| Written exercise |
From the data that follows, copy every line holding the string "this".

| Material for the task |
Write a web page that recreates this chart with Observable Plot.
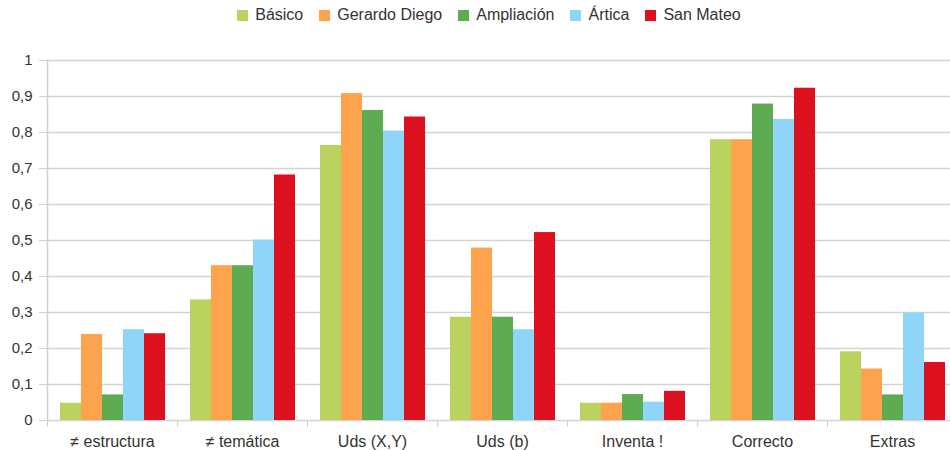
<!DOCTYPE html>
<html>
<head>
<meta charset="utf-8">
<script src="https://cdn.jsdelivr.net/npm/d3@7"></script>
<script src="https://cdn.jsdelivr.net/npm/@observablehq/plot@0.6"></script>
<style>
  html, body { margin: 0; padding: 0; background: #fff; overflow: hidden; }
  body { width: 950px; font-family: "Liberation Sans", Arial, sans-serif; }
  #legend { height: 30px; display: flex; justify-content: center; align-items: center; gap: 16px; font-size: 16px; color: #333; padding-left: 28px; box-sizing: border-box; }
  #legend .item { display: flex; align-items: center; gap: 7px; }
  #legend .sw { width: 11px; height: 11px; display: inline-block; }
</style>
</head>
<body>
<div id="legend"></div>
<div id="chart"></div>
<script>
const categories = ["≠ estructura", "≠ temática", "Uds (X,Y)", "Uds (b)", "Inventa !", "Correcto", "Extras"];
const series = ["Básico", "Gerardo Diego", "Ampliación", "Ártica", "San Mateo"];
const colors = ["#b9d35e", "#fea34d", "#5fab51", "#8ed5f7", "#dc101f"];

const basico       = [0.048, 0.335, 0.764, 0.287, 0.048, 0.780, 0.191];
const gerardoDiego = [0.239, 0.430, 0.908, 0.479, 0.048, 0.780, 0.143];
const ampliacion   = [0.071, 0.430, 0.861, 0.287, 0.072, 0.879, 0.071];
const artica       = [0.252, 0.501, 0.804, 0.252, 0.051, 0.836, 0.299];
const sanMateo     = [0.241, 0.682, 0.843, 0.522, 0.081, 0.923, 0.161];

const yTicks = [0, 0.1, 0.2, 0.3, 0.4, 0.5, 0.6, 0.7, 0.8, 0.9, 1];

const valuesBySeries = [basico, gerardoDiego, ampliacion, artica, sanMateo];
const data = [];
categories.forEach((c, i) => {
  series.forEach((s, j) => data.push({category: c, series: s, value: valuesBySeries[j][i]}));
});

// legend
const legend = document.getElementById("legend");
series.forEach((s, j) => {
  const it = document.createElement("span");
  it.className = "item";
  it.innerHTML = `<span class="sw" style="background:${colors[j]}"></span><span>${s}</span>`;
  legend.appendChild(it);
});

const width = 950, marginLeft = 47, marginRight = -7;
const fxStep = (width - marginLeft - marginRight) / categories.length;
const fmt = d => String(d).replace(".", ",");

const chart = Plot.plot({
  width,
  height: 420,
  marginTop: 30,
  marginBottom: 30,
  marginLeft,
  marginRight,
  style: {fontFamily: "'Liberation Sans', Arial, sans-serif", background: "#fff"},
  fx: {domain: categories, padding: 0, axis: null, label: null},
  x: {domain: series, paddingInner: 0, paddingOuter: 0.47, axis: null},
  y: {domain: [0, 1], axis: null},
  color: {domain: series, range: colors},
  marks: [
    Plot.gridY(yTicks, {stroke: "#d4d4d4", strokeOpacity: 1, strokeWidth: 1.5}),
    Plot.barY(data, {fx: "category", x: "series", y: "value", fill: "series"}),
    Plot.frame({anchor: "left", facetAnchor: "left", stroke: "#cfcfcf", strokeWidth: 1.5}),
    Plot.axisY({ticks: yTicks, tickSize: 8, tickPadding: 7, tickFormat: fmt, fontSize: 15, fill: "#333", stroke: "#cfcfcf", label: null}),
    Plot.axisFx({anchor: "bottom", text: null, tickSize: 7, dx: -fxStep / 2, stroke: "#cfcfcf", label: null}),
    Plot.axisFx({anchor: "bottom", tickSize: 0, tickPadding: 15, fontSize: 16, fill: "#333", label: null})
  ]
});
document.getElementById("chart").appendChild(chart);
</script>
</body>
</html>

==

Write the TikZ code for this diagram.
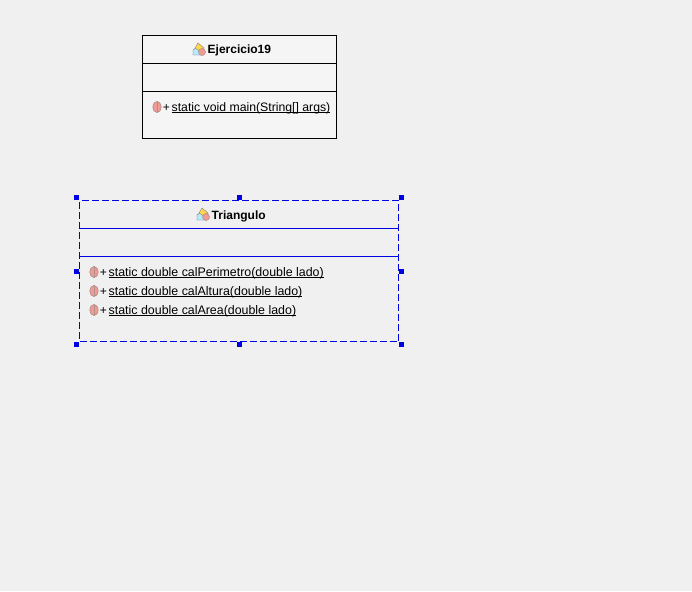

| Expected answer |
Write a web page that recreates this chart with Observable Plot.
Write the TikZ code for this diagram.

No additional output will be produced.